Carolyn Starkey-Darden, DPS’ director of grant development, retired in 2005 after nearly four decades with the district. According to court documents, she proceeded to spend the next seven years submitting fraudulent tutoring invoices through several companies—one of which, “Grants ‘N Such,” gets my enthusiastic vote for best shell company name of the month—that totaled $1.27 million.
Starkey-Darden’s scam was nothing if not elaborately executed, according to a Detroit Free Press report on the latest scandal to beset Motor City schools:
She did this, court records show, by submitting phony documents to the district that included doctored test scores, forged attendance records and parental signatures and fake individual learning plans—all of which went on forms that were required by DPS before payment could be made.
Starkey-Darden’s companies, which the FBI has been investigating since 2011, received $6.1 million in federal programming money, at least $1.2 million of which was “ill-gotten,” per the Free Press.
Sure, you might say—$1.2 million isn’t all that much money.
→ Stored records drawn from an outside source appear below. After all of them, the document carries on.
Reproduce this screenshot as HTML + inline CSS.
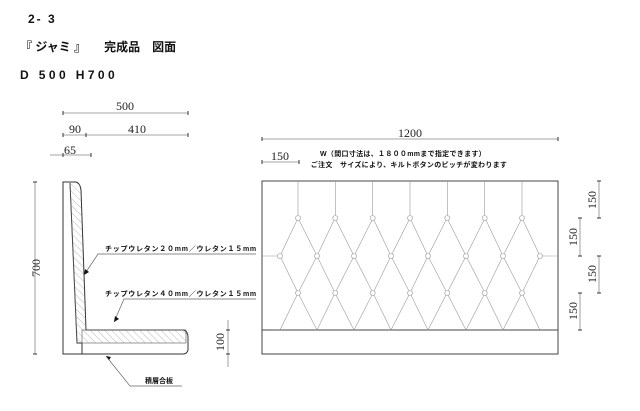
<!DOCTYPE html>
<html><head><meta charset="utf-8"><style>
html,body{margin:0;padding:0;background:#fff;}
svg{display:block;}
.t{font-family:"Liberation Sans","Noto Sans CJK JP",sans-serif;font-weight:bold;fill:#111;}
.n{font-family:"Liberation Serif",serif;fill:#222;}
</style></head><body>
<svg width="640" height="411" viewBox="0 0 640 411" xmlns="http://www.w3.org/2000/svg">
<defs><pattern id="h" width="5" height="5" patternUnits="userSpaceOnUse" patternTransform="rotate(-45)"><line x1="0" y1="0" x2="0" y2="5" stroke="#999" stroke-width="0.7"/></pattern></defs>
<text class="t" x="28" y="23" font-size="12" letter-spacing="2">2- 3</text>
<text class="t" x="20" y="51" font-size="12" font-weight="normal">『 ジャミ 』　　完成品　図面</text>
<text class="t" x="20" y="79" font-size="12" letter-spacing="3.4">D 500 H700</text>
<g stroke="#888" stroke-width="0.8" fill="none">
<line x1="63" y1="113" x2="188" y2="113"/><line x1="63" y1="135" x2="188" y2="135"/><line x1="50" y1="155" x2="91" y2="155"/>
<line x1="35" y1="182" x2="35" y2="354"/><line x1="228" y1="320" x2="228" y2="367"/>
<line x1="262" y1="139" x2="558" y2="139"/><line x1="262" y1="162" x2="299" y2="162"/>
<line x1="599" y1="181" x2="599" y2="218"/><line x1="599" y1="256" x2="599" y2="293"/>
<line x1="580" y1="218" x2="580" y2="256"/><line x1="580" y1="293" x2="580" y2="330"/>
</g>
<g stroke="#333" stroke-width="1">
<path d="M63,111v4M188,111v4M63,133v4M86,133v4M188,133v4M63,153v4M91,153v4M33,182h4M33,354h4M226,330h4M226,354h4M262,137v4M558,137v4M262,160v4M299,160v4M597,181h4M597,218h4M597,256h4M597,293h4M578,218h4M578,256h4M578,293h4M578,330h4"/>
</g>
<text class="n" x="125" y="110" font-size="12" text-anchor="middle">500</text>
<text class="n" x="75" y="133" font-size="12" text-anchor="middle">90</text>
<text class="n" x="137" y="133" font-size="12" text-anchor="middle">410</text>
<text class="n" x="70" y="154" font-size="12" text-anchor="middle">65</text>
<text class="n" x="410" y="137" font-size="12" text-anchor="middle">1200</text>
<text class="n" x="280" y="160" font-size="12" text-anchor="middle">150</text>
<text class="n" font-size="12" text-anchor="middle" transform="translate(40,268) rotate(-90)">700</text>
<text class="n" font-size="12" text-anchor="middle" transform="translate(224,342) rotate(-90)">100</text>
<text class="n" font-size="12" text-anchor="middle" transform="translate(596,200) rotate(-90)">150</text>
<text class="n" font-size="12" text-anchor="middle" transform="translate(577,237) rotate(-90)">150</text>
<text class="n" font-size="12" text-anchor="middle" transform="translate(596,274) rotate(-90)">150</text>
<text class="n" font-size="12" text-anchor="middle" transform="translate(577,311) rotate(-90)">150</text>
<text class="t" x="403" y="156" font-size="7" text-anchor="middle" letter-spacing="0.3">W（間口寸法は、１８００mmまで指定できます）</text>
<text class="t" x="409" y="167" font-size="7" text-anchor="middle" letter-spacing="0.3">ご注文　サイズにより、キルトボタンのピッチが変わります</text>
<!-- side profile -->
<g stroke="#333" stroke-width="1" fill="none">
<path d="M63,354 L63,182 L76,182 Q80,183 81,190 L86,330 L184,330 Q188,332 188,337 L188,350 Q187,354 183,354 Z"/>
<path d="M70,183 L77,343 L82,343 L82,354"/>
</g>
<path d="M70,184 L80,184 L86,330 L83,330 L82,343 L77,343 Z" fill="url(#h)"/>
<path d="M70,184 L77,343" stroke="#555" stroke-width="0.6" fill="none"/>
<rect x="82" y="330" width="104" height="13" fill="url(#h)" stroke="#555" stroke-width="0.6"/>
<g stroke="#666" stroke-width="0.7" fill="none">
<polyline points="84,275 98,254 256,254"/>
<polyline points="114,322 124,299 256,299"/>
<polyline points="106,356 130,386 182,386"/>
</g>
<path d="M84,275 l1,-6 l4,3z M114,322 l1,-6 l4,3z M106,356 l5,1 l-2,3z" fill="#111"/>
<text class="t" x="105" y="251" font-size="7" letter-spacing="0.75">チップウレタン２０mm／ウレタン１５mm</text>
<text class="t" x="105" y="296" font-size="7" letter-spacing="0.75">チップウレタン４０mm／ウレタン１５mm</text>
<text class="t" x="145" y="383" font-size="7">積層合板</text>
<!-- front -->
<rect x="262" y="181" width="296" height="173" fill="none" stroke="#444" stroke-width="1"/>
<line x1="262" y1="330" x2="558" y2="330" stroke="#444" stroke-width="1"/>
<g stroke="#999" stroke-width="0.6" fill="none">
<line x1="262" y1="256" x2="280" y2="256"/><line x1="540" y1="256" x2="558" y2="256"/>
<path d="M298,181V218M335.3,181V218M372.7,181V218M410,181V218M447.3,181V218M484.7,181V218M522,181V218"/>
<path d="M280,256L298,218L317,256L335,218L354,256L373,218L391,256L410,218L428,256L447,218L466,256L485,218L503,256L522,218L540,256"/>
<path d="M280,256L298,293L317,256L335,293L354,256L373,293L391,256L410,293L428,256L447,293L466,256L485,293L503,256L522,293L540,256"/>
<path d="M280,330L298,293L317,330L335,293L354,330L373,293L391,330L410,293L428,330L447,293L466,330L485,293L503,330L522,293L540,330"/>
</g>
<g stroke="#999" stroke-width="0.6" fill="#fff">
<circle cx="298" cy="218" r="2.5"/><circle cx="335.3" cy="218" r="2.5"/><circle cx="372.7" cy="218" r="2.5"/><circle cx="410" cy="218" r="2.5"/><circle cx="447.3" cy="218" r="2.5"/><circle cx="484.7" cy="218" r="2.5"/><circle cx="522" cy="218" r="2.5"/>
<circle cx="298" cy="293" r="2.5"/><circle cx="335.3" cy="293" r="2.5"/><circle cx="372.7" cy="293" r="2.5"/><circle cx="410" cy="293" r="2.5"/><circle cx="447.3" cy="293" r="2.5"/><circle cx="484.7" cy="293" r="2.5"/><circle cx="522" cy="293" r="2.5"/>
<circle cx="280" cy="256" r="2.5"/><circle cx="317" cy="256" r="2.5"/><circle cx="354" cy="256" r="2.5"/><circle cx="391" cy="256" r="2.5"/><circle cx="428" cy="256" r="2.5"/><circle cx="466" cy="256" r="2.5"/><circle cx="503" cy="256" r="2.5"/><circle cx="540" cy="256" r="2.5"/>
</g>
</svg>
</body></html>
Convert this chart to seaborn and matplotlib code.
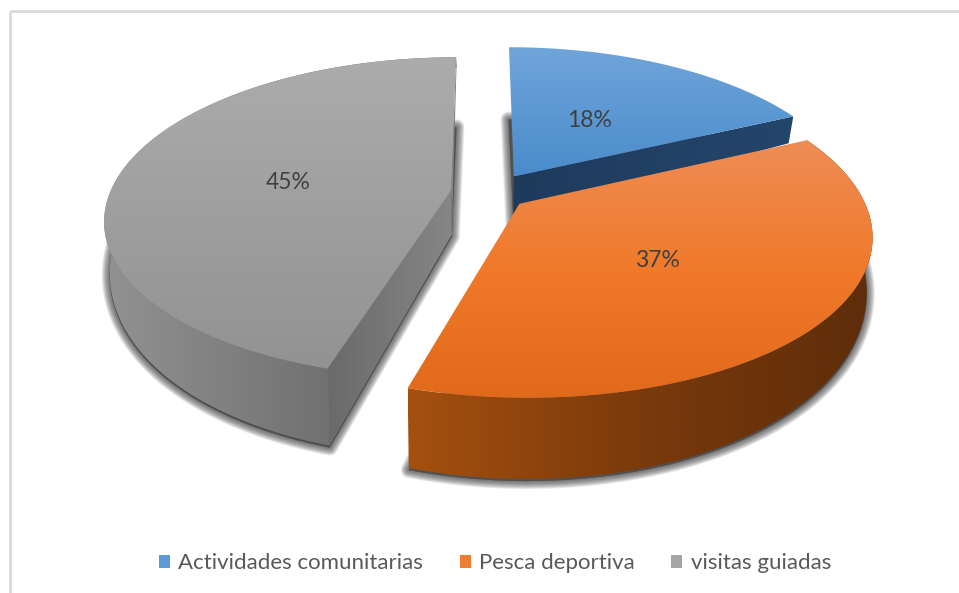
import numpy as np
import matplotlib
matplotlib.use("Agg")
import matplotlib.pyplot as plt
from matplotlib.patches import Patch, Polygon, Rectangle
import seaborn as sns

# Datos de la grafica
categorias = ['Actividades comunitarias', 'Pesca deportiva', 'visitas guiadas']
valores = [18.0, 36.6, 45.4]
colores_leyenda = ['#5B9BD5', '#ED7D31', '#A5A5A5']

sns.set_theme(style="white")
plt.rcParams['font.family'] = ['Lato', 'DejaVu Sans']

# Perspectiva del pastel 3D (en pixeles de la figura)
cx, cy = 482, 184
rx, ry = 338, 153.5
persp = 0.18
persp_y = 0.17
desplaz = [(0.095, 0.05), (0.108, -0.126), (-0.09, -0.04)]

# Degradados: cara superior (vertical) y lateral (horizontal)
sup_grad = [['#70A5DA', '#4A8CCB'], ['#EE8D55', '#F0792A', '#E1691A'], ['#ACACAC', '#929292']]
lat_grad = [['#1E3B5C', '#24466C'], ['#A5500F', '#7A3A0B', '#5E2D0B'], ['#929292', '#5E5E5E']]
rad_grad = [['#1E3B5C', '#24466C'], None, ['#6A6A6A', '#868686']]
pos_etq = [(590, 120.5), (657, 260.5), (288, 182.5)]


def arriba(X, Y):
    return cx + rx * X / (1 + persp * Y), cy - ry * Y / (1 + persp_y * Y)


def abajo(X, Y):
    _, py = arriba(X, Y)
    return cx + rx * X * 0.985 / (1 + persp * Y), py + 43 - 34 * Y


def sombra(X, Y):
    # la sombra solo asoma en la parte delantera del pastel
    px, py = abajo(X, Y)
    return px, py + 2 + 60 * np.maximum(Y, 0)


def pinta(ax, xs, ys, paleta, vertical, z):
    pts = np.column_stack([xs, ys])
    parche = Polygon(pts, closed=True, fc='none', ec='none', zorder=z)
    ax.add_patch(parche)
    cmap = sns.blend_palette(paleta, as_cmap=True)
    g = np.linspace(0, 1, 256)
    g = g.reshape(-1, 1) if vertical else g.reshape(1, -1)
    im = ax.imshow(g, cmap=cmap, vmin=0, vmax=1, aspect='auto', zorder=z,
                   extent=(min(xs), max(xs), max(ys), min(ys)))
    im.set_clip_path(parche)


fig, ax = plt.subplots(figsize=(9.59, 5.93), dpi=100)
ax.set_position([0, 0, 1, 1])

angulos = np.concatenate([[0], np.cumsum(valores)]) * 3.6

# sombras difusas, primero de todo
for i in range(3):
    t = np.radians(np.linspace(angulos[i], angulos[i + 1], 120))
    X = desplaz[i][0] + np.concatenate([[0], np.sin(t)])
    Y = desplaz[i][1] + np.concatenate([[0], np.cos(t)])
    sx, sy = sombra(X, Y)
    for lw in np.arange(1, 17, 1.5):
        ax.add_patch(Polygon(np.column_stack([sx, sy]), closed=True, fc='#404040', ec='#404040',
                             lw=lw * 0.72, alpha=0.1, joinstyle='round', zorder=1))

z = 2
for i in [0, 2, 1]:
    dx, dy = desplaz[i]
    t = np.radians(np.linspace(angulos[i], angulos[i + 1], 120))
    X = dx + np.sin(t)
    Y = dy + np.cos(t)
    ax_, ay_ = arriba(X, Y)
    bx, by = abajo(X, Y)
    ox, oy = arriba(np.array([dx]), np.array([dy]))
    ux, uy = abajo(np.array([dx]), np.array([dy]))

    # caras radiales
    if rad_grad[i] is not None:
        if i == 0:
            # cara que mira al frente, borde final
            xs = [ox[0], ax_[-1], bx[-1], ux[0]]
            ys = [oy[0], ay_[-1], by[-1], uy[0]]
        else:
            xs = [ax_[0], ox[0], ux[0], bx[0]]
            ys = [ay_[0], oy[0], uy[0], by[0]]
        pinta(ax, xs, ys, rad_grad[i], False, z)
        z += 1
    if i == 2:
        xs = [ax_[-1], ox[0], ux[0], bx[-1]]
        ys = [ay_[-1], oy[0], uy[0], by[-1]]
        pinta(ax, xs, ys, ['#8A8A8A', '#777777'], False, z)
        z += 1

    # lateral exterior
    if i != 0:
        pinta(ax, np.concatenate([ax_, bx[::-1]]), np.concatenate([ay_, by[::-1]]),
              lat_grad[i], False, z)
        z += 1

    # cara superior
    pinta(ax, np.concatenate([ox, ax_]), np.concatenate([oy, ay_]), sup_grad[i], True, z)
    z += 1

for v, (px, py) in zip(valores, pos_etq):
    ax.text(px, py, f"{v:.0f}%", ha='center', va='center', fontsize=16.5, color='#404040', zorder=50)

# marco del area del grafico
ax.add_patch(Rectangle((9.5, 10.5), 970, 620, fc='none', ec='#D9D9D9', lw=2, zorder=0))

handles = [Patch(facecolor=c, edgecolor='none', label=n) for c, n in zip(colores_leyenda, categorias)]
ax.legend(handles=handles, loc='center', bbox_to_anchor=(0.516, 0.05), ncol=3, frameon=False,
          fontsize=16, labelcolor='#595959', handlelength=0.5, handleheight=0.55,
          handletextpad=0.37, columnspacing=1.65)

ax.set_xlim(0, 959)
ax.set_ylim(593, 0)
ax.axis('off')
fig.savefig('out.png', dpi=100)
And it’s true that DPS’ (borrowed) operating budget was $725.6 million in the 2013-2014 school year; the district blows through $1.2 million before snack break on a single school day. But still. Pocket change or no pocket change, this scandal—coming on the heels of several principals’ guilty pleas in the kickback scheme earlier this month—is yet another embarrassing PR headache for DPS, all the more unwelcome given that the district is desperately trying to get bailed out by the state over the summer.
Becoming a tutor was among the many attractive post-collegiate side careers I failed to pursue while devoting the bulk of my days to writing fiction. The friends I knew who tutored were well paid for work that seemed far less grueling than waitressing, or late-night newspaper copy editing, or all the other side gigs I attempted in my early twenties. Little did I realize! To be paid really, really good money—like seven figures good—for not even tutoring at all? Now there’s a racket that could’ve funded quite a few novels.